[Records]
▽

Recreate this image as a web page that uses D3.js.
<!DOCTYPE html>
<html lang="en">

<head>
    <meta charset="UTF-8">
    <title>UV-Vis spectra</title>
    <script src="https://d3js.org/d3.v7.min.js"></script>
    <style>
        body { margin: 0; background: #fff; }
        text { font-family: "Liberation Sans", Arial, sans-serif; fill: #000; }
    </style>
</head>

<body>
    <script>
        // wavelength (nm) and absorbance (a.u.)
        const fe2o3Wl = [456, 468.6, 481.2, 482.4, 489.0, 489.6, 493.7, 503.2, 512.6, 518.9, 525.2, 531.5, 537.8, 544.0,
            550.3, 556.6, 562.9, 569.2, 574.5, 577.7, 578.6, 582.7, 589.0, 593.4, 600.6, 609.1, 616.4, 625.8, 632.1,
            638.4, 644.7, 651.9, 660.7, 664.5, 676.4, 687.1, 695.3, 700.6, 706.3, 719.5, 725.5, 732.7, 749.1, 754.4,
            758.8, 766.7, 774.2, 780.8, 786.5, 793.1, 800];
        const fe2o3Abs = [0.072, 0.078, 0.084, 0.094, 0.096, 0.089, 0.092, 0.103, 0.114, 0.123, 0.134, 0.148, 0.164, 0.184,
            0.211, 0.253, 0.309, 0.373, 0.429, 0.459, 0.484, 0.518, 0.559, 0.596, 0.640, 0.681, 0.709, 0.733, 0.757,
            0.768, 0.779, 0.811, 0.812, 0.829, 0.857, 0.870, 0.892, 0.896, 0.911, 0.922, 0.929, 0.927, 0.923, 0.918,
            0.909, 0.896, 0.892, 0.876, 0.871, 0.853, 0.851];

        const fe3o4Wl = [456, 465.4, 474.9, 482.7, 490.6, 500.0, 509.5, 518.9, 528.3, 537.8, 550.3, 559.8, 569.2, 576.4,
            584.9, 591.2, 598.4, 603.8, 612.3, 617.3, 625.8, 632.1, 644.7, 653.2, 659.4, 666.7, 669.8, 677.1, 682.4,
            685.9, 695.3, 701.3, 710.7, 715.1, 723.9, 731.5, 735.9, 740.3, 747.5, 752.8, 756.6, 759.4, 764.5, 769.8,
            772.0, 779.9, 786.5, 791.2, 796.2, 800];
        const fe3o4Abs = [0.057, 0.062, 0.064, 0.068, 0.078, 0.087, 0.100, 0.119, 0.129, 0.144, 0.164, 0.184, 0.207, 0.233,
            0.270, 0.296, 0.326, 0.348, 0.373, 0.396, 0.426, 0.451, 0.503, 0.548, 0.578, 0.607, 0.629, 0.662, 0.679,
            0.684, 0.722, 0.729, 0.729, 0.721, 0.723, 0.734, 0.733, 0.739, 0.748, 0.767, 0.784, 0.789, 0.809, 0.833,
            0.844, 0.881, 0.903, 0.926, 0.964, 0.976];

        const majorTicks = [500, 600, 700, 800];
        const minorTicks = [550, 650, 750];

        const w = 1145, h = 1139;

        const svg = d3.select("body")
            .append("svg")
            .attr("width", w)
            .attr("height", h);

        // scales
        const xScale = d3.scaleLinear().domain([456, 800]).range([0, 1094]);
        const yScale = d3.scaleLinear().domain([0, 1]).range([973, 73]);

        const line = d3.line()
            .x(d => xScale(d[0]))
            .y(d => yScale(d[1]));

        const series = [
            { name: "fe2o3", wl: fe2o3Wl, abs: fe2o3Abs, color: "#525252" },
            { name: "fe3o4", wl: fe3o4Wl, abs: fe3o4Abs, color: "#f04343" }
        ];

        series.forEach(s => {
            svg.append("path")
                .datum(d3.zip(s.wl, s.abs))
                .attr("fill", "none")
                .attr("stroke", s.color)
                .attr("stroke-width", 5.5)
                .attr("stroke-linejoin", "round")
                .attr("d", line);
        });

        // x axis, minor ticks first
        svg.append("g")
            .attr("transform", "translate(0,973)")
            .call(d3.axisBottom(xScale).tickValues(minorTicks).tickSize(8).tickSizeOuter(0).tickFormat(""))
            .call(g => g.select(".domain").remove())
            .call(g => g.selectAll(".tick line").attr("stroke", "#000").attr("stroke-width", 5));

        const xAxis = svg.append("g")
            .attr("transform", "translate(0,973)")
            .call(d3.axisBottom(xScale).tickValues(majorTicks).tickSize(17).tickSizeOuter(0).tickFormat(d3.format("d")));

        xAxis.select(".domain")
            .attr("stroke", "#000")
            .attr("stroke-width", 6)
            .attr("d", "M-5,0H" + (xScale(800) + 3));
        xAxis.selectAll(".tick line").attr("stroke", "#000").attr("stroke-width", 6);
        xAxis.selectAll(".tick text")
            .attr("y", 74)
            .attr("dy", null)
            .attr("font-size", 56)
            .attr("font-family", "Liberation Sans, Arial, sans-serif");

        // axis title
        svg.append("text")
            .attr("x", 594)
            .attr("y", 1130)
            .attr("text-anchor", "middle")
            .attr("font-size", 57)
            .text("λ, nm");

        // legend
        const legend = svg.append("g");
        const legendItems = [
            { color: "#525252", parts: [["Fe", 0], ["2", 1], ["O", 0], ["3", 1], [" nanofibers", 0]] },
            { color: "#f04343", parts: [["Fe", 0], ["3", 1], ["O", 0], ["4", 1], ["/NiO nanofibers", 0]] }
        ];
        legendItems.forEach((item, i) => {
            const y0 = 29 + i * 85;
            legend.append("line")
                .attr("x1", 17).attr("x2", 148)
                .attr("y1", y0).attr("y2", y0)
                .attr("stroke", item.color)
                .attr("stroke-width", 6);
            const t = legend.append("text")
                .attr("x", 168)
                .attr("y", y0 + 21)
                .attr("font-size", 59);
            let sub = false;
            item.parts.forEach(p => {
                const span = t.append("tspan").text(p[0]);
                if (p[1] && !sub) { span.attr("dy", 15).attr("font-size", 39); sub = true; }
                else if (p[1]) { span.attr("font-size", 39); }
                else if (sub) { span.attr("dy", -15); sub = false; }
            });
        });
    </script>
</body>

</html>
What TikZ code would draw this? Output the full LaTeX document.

△

■ EXERCISE DESCRIPTION ■
Tally the lines of the records holding the word "this", then state only the tally.

■ CORRECT ANSWER ■
2